MIAMI (AP) - A group of South Florida police officers won't face criminal charges in a botched 2011 sting that killed four armed robbers, including a law enforcement informant who had surrendered and was lying on the ground.
However, the Miami-Dade State Attorney's Office says the police operations were flawed and many of the officers' decisions were "unusual, counter-intuitive, suspicious . disturbing."
In a report released late Thursday, prosecutors stopped short of ruling that most members of the Miami-Dade Police Department's Special Response Team were justified in the shootings in the rural Redlands.
Prosecutors said they could not disprove claims that the officers had acted in self-defense, citing incomplete narratives. Only four of the 11 officers who opened fire gave statements to investigators.
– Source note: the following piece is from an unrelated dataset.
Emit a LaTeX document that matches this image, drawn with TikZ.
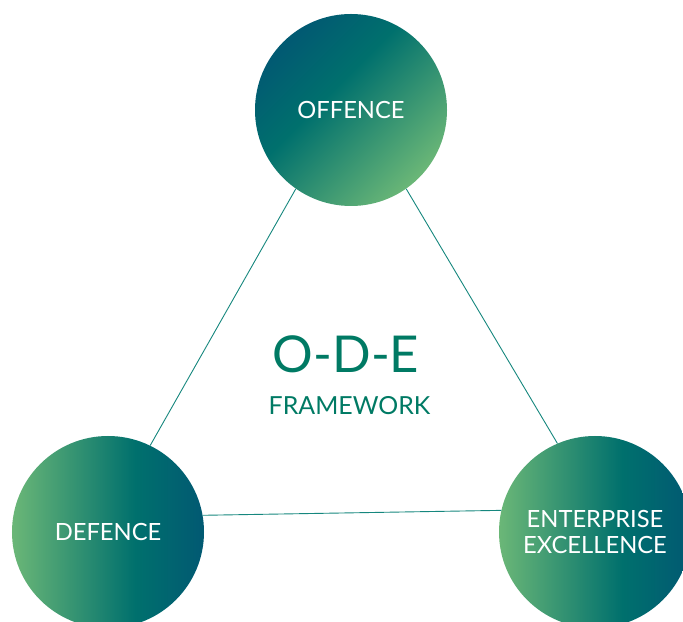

The Miami Herald reports (http://hrld.us/1m2Y5Ht ) that detectives, working with an informant, had tricked the robbers into believing there was a large marijuana stash inside a home .
Many of the officers had been nervous about the nighttime sting, which had a high possibility for dangerous crossfire and did not account for the possibility that the informant might tag along, prosecutors said.
One officer "testified that this operation was the most frightening he had ever been on. He said the level of fear was generated by the fact that he could not tell who was firing or from where," according to the report.
The families of the four victims have filed federal wrongful death lawsuits against more than a dozen officers.
"The prosecutors' report is very telling and we think there is going to be a lot more evidence in the civil case that will show this was a police operation that went incredibly wrong," said Miami attorney Justin Leto, who represents families of two of the slain men.
Coral Gables attorney Edward Nicklaus, who represents eight of the Miami-Dade officers, called the dead men "armed dangerous criminals."
"I would say the citizens of this community are safer because these officers acted bravely in performing their duties," Nicklaus said. "Instead of criticism, these officers should be decorated for bravery."